A member of the Oregon House of Representatives has introduced a bill that would ban the sale and use of petroleum-based diesel fuel in some counties by 2024 and statewide by 2028. Democrat Karin Power from Milwaukie, Oregon, introduced House Bill 3305 (HB 3305) on Tuesday, which seeks to prohibit the sale and use of the petroleum-based diesel fuel that runs most semi trucks and trains, requiring it to be replaced with biodiesel or a petrodiesel-biodiesel blend of at least 99-percent biodiesel (B99).
Oregon’s House Republicans called the bill “a declaration of war against the working class.”
Under the provisions outlined in the bill, non-retail dealers would have to stop selling petroleum diesel in Clackamas, Washington, and Multnomah Counties (the Portland metropolitan area) by January 1 of 2024, with the ban on retail dealers in those same counties taking effect a year later. Non-retailers in the rest of the state would be required to halt sales by January 1 of 2027, with the complete statewide ban taking effect on January 1, 2028.
“I’m not sure where to begin with this bill,” said Representative Shelly Boshart Davis (R-Albany) in a statement. “Our entire economy depends on the free flow of freight by both truck and rail, nearly all of which is powered by diesel engines. There is simply no commercially available, cost effective alternative to transporting these goods.”

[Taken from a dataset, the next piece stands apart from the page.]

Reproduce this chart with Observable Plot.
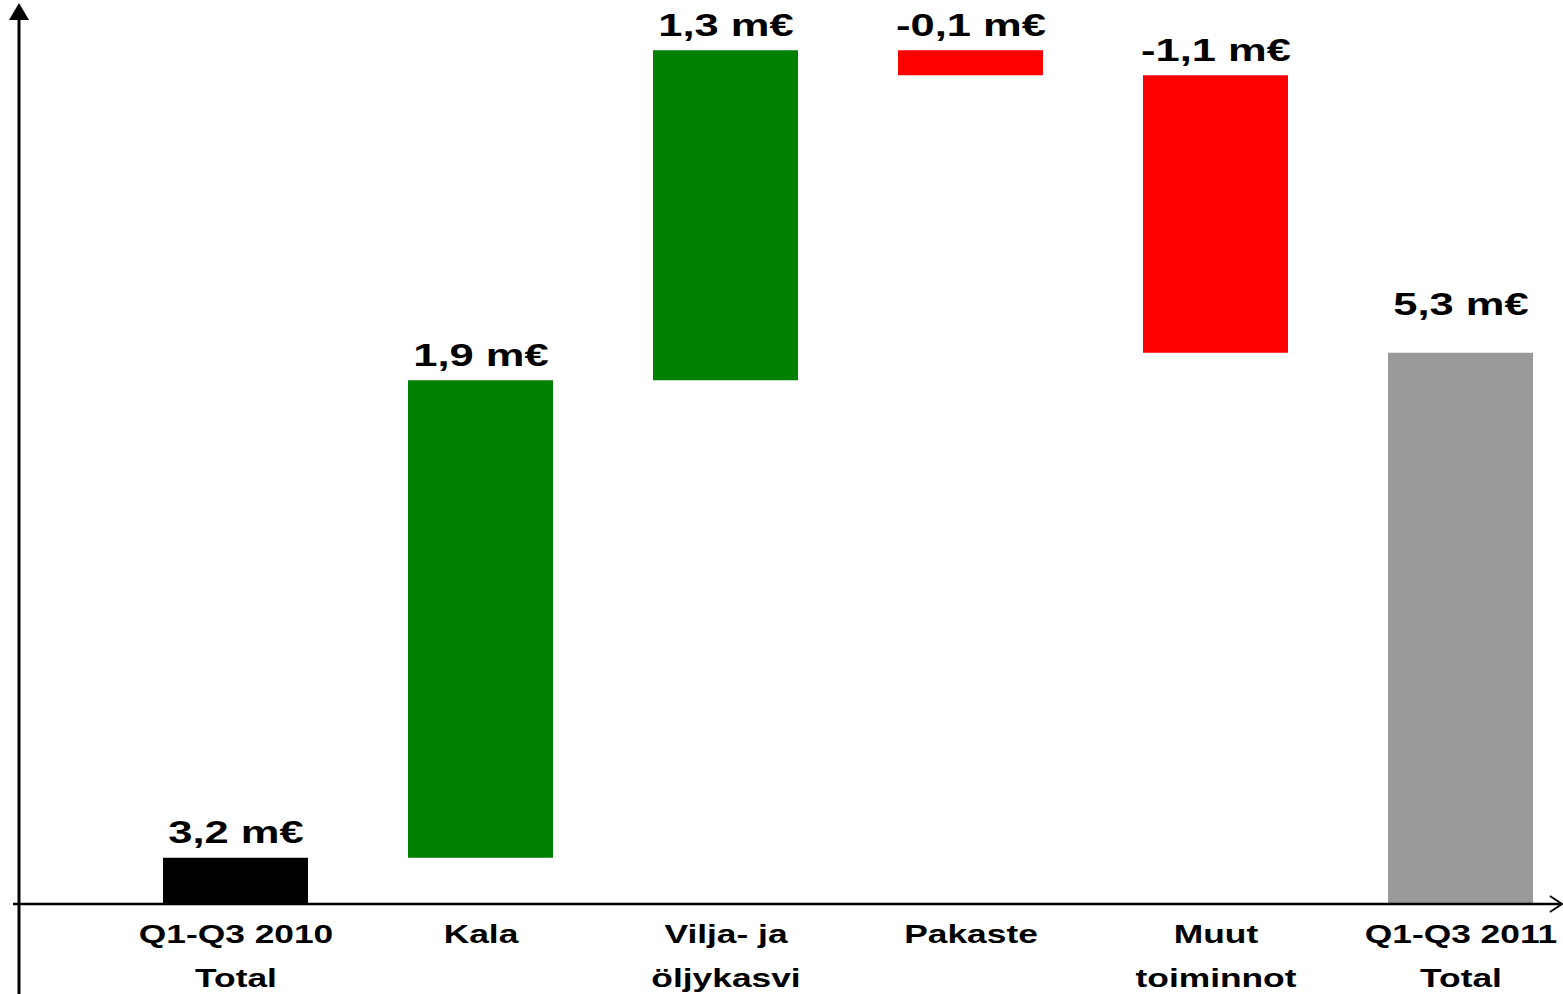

But it’s not just trains and 18-wheelers that would be affected by a ban on petroleum diesel fuel. Petrodiesel is used in a wide array of equipment including boats, barges, buses, earth movers, and other heavy equipment related to the construction industry.
Banning the sale and use of petrodiesel would have huge economic impacts. For instance, many diesel vehicles are not equipped to run B99 biodiesel (most can only run lower blends, such as B20 or B40), so they would have to be refitted with newer engines. B99 and B100 biodiesels are also more expensive than petrodiesel, and tend to gel at temperatures below 60° F, depending on the biofuel source.
“Of course, the impacts of this bill go well beyond just trucking and freight and would destroy any and every industry that relies on heavy equipment, render tens of thousands of personal vehicles inoperable and put countless Oregonians out of work,” Boshart Davis said.
“Not only was this bill blindsiding, I am also disturbed to see such a blatant attack on working Oregonians,” Boshart Davis concluded.
Other legislators were worried about the unrealistic timelines involved in such a huge transition away from the reliable, readily available fuel.
“There is absolutely no way we can implement this legislation in accordance to these timelines without extreme disruption to Oregonians’ daily lives and the obliteration of our economy as we know it,” said Representative Vickie Breese-Iverson (R-Prineville). “The super majority has put agenda over people and our economy.”
Oregon’s legislature skews heavily Democrat. The state’s governor, Kate Brown, is a far-left Democrat who famously traded barbs with former president Donald Trump over Trump’s offer to send in federal aid during the ongoing unrest in Portland in 2020. Of 30 seats in the State Senate, Democrats control 18. In the House, Democrats control 37 of 60 seats.
Power, an environmental extremist, didn’t see a problem with the bill, tweeting, in response to the House GOP’s statement, “I don’t understand this press release; we sent the language to folks in advance and asked for collaboration and feedback. This policy replaces one type of diesel fuel with other types. It’s spearheaded by a major trucking company that has found significant cost savings.” She’s technically right in that it doesn’t completely ban diesel fuel, but it would not be easy or cost-effective for many operators of diesel vehicles to switch to such concentrated biodiesel blends as required by the bill.
Boshart Davis answered that the language wasn’t sent all that much “in advance” as Power claims. “I don’t understand someone [who] thinks seeing the language at 4:40pm on a Friday constitutes any advance. I/others saw the language the week before it dropped, two months into what can only be classified as an unprecedented session. Blindsided by the bill is accurate.”
Power has been at war with petrodiesel since at least 2019, when she led the fight to phase out old diesel truck engines in the Portland area. As a result of her efforts, any diesel truck engine in use in the Portland Metro area will have to be from 1997 or newer. The bill gradually gets rid of older engines until 2029, when all engines must be 2010 models or newer. To those not familiar with diesel engines, this might sound fine. But considering the fact that diesel engines are designed to last much longer than gasoline engines, and that many diesel vehicles have over a million (sometimes several million) miles on them before being retired, replacing perfectly good diesel engines with newer ones compatible with biodiesel would be costly for many smaller operators.
Currently, HB 3305 is waiting for committee assignment. With Democrats completely in charge of Oregon’s legislature and a far-left governor waiting eagerly to sign such a bill, this ban of petrodiesel is a real possibility in Oregon.